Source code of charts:
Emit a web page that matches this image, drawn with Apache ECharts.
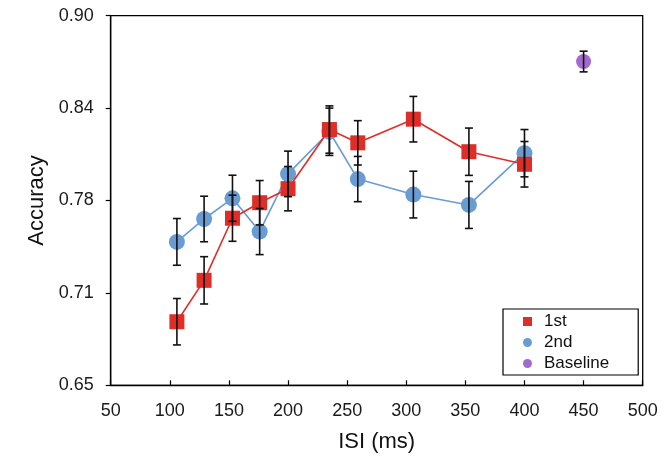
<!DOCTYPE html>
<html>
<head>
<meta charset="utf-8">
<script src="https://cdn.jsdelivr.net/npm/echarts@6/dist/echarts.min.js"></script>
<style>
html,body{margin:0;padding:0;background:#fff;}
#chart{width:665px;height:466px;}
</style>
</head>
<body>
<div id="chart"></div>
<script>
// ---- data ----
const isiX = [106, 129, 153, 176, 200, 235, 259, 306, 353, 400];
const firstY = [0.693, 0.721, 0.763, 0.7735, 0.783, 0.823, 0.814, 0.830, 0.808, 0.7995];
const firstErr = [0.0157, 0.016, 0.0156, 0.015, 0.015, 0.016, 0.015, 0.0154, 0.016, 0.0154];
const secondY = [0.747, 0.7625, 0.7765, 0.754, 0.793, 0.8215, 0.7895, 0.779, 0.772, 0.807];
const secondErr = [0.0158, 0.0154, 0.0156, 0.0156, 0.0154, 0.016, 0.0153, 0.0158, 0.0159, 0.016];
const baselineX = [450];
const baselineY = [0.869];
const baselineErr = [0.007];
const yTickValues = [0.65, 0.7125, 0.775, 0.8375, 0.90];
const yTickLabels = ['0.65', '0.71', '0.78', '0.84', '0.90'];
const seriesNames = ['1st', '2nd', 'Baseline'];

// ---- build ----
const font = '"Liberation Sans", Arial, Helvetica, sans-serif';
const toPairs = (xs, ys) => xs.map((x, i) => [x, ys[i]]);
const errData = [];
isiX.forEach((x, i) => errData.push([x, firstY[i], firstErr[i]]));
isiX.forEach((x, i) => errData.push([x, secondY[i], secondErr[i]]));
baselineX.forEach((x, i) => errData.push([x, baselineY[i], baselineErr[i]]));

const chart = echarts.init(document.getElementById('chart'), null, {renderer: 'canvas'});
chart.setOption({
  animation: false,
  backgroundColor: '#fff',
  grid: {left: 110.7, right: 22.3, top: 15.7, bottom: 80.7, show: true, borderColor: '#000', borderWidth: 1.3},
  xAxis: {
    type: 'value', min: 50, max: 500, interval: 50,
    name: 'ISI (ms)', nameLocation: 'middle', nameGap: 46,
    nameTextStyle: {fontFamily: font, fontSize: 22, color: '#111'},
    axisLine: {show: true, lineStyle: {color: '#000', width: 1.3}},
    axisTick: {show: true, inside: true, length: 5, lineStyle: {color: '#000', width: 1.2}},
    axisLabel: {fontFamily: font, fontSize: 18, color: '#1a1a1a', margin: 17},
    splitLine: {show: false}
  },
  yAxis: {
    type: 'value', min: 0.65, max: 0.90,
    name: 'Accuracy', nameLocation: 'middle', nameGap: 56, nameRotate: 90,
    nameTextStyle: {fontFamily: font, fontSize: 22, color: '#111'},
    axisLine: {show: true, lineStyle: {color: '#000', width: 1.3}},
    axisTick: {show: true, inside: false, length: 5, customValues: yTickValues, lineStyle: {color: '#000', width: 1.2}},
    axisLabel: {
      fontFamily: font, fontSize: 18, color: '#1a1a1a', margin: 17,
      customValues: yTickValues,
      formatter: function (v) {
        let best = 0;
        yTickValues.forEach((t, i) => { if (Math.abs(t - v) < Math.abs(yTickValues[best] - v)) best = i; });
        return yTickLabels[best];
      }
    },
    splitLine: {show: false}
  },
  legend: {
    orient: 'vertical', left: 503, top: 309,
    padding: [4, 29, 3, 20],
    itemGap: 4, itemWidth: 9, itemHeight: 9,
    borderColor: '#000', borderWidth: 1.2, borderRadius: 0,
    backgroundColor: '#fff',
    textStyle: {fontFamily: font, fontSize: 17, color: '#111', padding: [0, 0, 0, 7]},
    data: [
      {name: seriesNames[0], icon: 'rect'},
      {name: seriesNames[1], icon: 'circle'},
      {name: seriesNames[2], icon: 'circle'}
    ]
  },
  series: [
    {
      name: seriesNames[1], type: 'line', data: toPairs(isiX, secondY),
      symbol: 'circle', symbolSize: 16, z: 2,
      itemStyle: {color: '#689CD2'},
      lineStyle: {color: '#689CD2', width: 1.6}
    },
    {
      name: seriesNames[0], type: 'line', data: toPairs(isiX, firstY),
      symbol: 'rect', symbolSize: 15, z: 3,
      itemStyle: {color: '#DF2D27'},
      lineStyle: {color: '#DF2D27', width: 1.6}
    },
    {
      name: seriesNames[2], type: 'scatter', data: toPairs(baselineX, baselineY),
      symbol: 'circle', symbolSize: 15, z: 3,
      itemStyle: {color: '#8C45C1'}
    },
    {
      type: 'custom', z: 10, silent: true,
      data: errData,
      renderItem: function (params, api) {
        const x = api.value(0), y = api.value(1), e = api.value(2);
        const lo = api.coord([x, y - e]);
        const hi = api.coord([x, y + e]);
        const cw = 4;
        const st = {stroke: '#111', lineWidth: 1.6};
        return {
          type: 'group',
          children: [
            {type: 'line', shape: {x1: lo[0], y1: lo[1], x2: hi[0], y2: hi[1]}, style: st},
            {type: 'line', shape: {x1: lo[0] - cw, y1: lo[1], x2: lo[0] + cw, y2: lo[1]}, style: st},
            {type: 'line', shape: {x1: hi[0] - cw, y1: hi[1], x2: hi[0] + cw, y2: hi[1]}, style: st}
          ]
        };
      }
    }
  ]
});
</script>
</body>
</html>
==
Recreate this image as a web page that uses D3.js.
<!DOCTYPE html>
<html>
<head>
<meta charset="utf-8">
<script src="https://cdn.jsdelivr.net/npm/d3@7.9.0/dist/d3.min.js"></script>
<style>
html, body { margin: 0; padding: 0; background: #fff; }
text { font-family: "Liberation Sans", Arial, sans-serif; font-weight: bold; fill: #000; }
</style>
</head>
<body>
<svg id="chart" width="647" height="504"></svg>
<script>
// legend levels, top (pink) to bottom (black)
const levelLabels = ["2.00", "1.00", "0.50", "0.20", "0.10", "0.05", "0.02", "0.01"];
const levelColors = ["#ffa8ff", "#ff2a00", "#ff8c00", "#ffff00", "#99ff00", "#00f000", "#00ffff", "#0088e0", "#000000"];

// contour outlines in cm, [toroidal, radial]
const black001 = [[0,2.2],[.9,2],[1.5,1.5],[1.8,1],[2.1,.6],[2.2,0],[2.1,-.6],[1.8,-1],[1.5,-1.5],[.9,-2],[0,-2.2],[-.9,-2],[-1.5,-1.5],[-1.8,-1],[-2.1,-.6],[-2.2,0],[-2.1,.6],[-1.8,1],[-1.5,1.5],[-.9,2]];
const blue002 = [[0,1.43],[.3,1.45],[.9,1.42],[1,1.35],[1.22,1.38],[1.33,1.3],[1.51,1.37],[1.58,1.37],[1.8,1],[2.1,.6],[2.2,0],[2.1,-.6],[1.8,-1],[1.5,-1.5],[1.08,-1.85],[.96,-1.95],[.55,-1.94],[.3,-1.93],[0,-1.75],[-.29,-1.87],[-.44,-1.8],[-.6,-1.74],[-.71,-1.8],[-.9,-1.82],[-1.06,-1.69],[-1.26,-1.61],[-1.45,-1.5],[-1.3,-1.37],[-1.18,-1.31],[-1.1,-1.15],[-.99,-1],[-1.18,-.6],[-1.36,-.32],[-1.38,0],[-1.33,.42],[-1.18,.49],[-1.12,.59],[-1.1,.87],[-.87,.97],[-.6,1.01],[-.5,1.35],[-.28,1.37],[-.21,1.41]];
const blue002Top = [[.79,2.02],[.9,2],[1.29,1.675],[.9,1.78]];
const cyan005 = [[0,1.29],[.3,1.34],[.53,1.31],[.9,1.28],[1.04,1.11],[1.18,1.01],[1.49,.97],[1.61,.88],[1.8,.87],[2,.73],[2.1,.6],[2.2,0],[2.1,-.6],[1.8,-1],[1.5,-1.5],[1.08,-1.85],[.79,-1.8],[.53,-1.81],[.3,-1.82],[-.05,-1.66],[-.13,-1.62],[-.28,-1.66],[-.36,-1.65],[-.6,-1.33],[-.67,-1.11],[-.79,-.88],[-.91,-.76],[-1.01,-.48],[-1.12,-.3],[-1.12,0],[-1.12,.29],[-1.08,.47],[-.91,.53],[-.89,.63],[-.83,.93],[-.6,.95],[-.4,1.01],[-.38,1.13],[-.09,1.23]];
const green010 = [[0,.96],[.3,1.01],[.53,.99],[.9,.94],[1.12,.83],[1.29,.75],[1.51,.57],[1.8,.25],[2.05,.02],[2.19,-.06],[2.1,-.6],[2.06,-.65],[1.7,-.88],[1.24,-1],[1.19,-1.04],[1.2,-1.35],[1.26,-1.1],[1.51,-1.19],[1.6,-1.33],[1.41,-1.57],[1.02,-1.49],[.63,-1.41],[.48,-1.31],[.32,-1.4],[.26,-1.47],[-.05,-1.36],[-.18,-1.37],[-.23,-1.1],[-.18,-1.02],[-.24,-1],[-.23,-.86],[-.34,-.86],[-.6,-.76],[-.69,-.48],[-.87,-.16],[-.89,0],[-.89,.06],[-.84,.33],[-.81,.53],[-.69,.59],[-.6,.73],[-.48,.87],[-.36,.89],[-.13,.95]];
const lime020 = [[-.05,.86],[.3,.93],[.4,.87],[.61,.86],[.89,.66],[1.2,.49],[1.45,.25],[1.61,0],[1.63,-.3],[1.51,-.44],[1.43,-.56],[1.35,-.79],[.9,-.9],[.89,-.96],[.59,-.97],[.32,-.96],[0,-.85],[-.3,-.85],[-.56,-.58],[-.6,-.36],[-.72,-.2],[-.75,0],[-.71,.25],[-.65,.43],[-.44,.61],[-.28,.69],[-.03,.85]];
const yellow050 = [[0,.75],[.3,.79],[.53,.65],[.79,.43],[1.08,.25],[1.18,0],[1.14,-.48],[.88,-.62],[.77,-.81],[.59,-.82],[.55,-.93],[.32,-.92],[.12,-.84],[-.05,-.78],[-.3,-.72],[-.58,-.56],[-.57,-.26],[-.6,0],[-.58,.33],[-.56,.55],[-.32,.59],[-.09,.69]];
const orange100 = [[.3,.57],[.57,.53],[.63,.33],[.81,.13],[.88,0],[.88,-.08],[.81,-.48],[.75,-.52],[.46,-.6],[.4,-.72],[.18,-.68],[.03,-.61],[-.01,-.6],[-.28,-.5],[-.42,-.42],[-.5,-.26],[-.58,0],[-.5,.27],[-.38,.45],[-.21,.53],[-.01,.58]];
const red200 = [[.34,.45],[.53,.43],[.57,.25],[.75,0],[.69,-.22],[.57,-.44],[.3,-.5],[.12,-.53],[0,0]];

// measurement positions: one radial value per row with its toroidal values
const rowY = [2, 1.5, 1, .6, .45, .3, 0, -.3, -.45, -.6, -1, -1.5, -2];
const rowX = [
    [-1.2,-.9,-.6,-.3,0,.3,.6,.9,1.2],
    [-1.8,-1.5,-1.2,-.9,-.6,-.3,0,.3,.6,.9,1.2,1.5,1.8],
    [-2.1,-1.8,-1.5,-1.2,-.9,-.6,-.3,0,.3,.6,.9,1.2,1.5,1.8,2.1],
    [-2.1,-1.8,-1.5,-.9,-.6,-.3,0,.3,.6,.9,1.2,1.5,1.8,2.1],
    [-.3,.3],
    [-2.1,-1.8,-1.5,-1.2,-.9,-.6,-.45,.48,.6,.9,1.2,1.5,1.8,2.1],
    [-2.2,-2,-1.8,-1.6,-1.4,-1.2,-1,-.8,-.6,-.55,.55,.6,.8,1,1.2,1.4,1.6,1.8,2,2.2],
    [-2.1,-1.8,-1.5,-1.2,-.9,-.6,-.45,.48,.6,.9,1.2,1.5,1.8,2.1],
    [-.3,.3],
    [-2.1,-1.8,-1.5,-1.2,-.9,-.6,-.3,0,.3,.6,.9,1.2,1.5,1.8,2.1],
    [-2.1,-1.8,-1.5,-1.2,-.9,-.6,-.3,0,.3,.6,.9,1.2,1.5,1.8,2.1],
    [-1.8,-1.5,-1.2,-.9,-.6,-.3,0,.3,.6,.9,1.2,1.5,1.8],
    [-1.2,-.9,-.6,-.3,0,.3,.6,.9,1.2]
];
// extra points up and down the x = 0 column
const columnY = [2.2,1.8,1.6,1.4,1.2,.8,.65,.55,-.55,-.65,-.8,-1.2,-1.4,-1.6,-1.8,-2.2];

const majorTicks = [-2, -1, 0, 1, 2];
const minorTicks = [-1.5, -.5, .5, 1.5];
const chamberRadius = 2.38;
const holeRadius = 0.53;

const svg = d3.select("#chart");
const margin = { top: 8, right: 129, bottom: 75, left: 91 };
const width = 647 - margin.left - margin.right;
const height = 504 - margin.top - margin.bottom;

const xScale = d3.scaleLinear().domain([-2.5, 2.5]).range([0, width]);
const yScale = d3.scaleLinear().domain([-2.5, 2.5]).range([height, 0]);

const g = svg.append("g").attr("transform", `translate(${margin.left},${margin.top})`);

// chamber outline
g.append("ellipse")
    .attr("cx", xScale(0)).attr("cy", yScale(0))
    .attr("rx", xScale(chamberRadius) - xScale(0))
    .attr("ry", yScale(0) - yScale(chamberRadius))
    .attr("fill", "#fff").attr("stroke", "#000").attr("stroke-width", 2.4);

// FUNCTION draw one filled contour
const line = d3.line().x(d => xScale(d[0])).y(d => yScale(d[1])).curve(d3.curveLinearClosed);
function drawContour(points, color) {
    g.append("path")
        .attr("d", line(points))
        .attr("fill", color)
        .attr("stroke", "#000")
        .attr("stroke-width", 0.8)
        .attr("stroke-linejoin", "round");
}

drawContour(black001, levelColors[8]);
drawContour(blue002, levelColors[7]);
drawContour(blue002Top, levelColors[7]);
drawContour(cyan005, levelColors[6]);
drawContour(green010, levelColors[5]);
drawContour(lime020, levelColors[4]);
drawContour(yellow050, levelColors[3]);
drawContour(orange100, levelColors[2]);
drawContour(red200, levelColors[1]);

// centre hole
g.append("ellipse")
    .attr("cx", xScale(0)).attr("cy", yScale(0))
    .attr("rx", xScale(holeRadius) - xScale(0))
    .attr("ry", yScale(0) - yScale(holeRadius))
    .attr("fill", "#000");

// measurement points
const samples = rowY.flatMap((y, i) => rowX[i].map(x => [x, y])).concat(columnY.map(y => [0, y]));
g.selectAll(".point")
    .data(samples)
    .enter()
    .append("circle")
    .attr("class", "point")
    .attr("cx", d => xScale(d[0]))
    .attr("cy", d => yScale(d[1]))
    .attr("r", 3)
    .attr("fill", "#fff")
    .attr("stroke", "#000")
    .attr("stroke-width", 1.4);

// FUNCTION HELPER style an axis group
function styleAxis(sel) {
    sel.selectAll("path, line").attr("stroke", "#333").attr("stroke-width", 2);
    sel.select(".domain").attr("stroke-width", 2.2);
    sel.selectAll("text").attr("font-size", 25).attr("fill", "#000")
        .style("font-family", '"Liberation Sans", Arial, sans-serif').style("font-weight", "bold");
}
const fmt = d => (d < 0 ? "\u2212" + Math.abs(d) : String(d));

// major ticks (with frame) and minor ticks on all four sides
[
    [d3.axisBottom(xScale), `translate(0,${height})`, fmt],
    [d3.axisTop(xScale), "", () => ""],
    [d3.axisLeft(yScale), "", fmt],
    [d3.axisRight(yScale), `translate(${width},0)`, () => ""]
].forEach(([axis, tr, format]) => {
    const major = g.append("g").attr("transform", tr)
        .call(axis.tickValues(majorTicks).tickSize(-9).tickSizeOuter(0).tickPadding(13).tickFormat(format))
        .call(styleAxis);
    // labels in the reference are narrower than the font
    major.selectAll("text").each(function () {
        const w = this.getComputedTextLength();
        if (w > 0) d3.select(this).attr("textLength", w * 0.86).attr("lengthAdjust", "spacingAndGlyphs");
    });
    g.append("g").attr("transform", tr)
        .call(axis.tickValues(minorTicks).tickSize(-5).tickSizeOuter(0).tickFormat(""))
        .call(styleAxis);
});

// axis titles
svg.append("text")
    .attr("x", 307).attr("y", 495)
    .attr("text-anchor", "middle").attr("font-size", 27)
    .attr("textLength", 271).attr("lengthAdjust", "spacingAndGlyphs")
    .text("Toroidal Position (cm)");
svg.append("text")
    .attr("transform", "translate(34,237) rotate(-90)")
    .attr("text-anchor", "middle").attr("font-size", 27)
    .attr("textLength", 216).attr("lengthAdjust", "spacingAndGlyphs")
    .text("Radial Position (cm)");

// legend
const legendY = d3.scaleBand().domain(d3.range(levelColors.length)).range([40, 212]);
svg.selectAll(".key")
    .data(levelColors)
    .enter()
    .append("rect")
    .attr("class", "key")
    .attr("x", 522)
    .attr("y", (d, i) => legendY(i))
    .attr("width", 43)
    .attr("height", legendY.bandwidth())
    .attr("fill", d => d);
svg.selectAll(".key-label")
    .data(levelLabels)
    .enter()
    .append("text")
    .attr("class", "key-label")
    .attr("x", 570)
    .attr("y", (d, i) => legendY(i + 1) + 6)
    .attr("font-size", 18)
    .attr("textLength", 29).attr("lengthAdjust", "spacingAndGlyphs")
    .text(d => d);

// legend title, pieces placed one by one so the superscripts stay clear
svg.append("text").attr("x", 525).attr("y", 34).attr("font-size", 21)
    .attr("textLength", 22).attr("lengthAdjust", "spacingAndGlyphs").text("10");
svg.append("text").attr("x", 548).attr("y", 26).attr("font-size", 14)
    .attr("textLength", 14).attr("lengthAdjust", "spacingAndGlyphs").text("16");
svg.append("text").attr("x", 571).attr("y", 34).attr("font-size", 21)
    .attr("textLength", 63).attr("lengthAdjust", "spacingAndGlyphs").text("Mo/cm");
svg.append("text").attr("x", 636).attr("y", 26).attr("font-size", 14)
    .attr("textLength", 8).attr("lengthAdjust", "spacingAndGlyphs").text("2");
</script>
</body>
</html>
...
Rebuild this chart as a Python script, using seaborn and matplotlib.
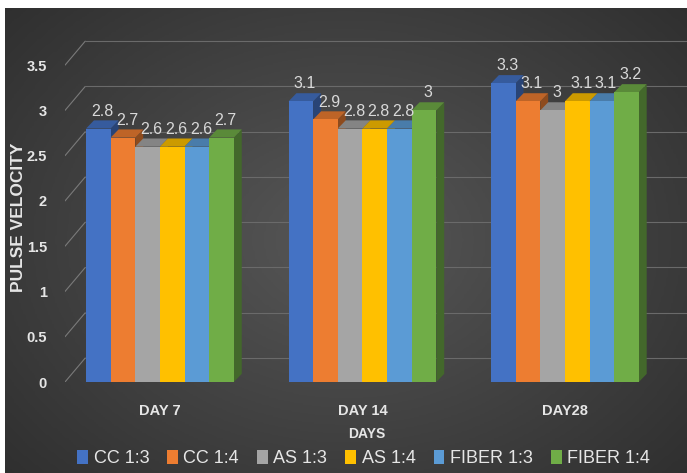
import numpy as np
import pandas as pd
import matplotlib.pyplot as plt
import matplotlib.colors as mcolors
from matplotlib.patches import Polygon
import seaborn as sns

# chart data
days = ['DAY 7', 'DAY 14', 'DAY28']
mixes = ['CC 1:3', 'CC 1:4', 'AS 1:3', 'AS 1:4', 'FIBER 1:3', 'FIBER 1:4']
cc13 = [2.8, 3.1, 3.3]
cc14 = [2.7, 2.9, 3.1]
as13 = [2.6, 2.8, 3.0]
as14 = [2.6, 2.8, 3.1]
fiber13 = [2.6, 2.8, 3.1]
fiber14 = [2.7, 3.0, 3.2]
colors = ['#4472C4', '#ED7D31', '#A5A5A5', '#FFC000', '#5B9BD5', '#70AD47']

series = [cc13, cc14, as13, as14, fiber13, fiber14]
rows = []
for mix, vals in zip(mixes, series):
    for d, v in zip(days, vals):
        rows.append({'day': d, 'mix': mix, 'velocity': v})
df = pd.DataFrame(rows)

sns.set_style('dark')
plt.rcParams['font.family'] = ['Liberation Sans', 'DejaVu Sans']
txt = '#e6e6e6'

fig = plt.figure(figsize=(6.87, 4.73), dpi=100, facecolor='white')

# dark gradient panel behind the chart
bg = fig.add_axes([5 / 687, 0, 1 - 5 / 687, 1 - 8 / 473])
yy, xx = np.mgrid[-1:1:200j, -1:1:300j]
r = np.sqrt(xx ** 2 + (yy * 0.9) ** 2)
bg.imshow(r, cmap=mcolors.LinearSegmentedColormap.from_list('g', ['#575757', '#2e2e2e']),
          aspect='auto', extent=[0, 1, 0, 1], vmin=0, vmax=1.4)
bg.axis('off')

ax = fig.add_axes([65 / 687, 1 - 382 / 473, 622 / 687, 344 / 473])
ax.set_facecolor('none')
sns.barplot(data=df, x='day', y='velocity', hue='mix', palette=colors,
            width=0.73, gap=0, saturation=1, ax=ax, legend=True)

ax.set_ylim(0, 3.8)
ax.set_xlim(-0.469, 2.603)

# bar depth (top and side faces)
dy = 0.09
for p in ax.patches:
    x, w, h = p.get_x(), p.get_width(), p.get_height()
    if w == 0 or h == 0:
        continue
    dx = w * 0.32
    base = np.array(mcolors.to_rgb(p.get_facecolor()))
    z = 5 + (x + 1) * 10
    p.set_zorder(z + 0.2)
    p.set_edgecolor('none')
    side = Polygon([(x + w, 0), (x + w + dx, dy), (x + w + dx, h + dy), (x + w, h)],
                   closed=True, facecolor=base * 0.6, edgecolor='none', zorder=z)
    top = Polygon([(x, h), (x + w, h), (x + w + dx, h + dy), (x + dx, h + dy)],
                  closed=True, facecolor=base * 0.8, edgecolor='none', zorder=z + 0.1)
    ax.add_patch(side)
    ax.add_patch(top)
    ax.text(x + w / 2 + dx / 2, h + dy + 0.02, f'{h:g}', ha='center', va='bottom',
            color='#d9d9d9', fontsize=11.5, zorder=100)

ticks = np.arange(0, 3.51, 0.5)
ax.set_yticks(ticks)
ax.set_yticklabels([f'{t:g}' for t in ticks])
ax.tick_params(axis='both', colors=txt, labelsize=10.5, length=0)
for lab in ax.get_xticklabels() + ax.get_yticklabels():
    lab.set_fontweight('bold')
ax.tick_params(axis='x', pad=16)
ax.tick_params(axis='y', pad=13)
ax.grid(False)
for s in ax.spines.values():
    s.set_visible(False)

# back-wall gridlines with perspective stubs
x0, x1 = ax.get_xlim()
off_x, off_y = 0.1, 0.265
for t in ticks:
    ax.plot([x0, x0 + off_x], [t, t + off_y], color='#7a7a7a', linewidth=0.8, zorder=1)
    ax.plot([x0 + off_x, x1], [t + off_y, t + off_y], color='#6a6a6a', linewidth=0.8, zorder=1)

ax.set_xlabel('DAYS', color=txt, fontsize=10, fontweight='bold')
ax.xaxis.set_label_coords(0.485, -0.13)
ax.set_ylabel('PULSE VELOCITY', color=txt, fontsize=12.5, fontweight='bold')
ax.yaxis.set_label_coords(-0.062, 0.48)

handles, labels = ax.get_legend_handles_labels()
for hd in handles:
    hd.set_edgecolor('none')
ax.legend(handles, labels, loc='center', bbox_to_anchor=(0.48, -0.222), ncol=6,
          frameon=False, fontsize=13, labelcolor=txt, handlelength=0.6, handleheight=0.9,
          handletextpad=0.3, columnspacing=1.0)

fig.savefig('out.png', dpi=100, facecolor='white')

WHAT YOU HAVE TO DO →
Copy each line of the records that contains the word "matplotlib".

CORRECT RESULT →
Rebuild this chart as a Python script, using seaborn and matplotlib.
import matplotlib.pyplot as plt
import matplotlib.colors as mcolors
from matplotlib.patches import Polygon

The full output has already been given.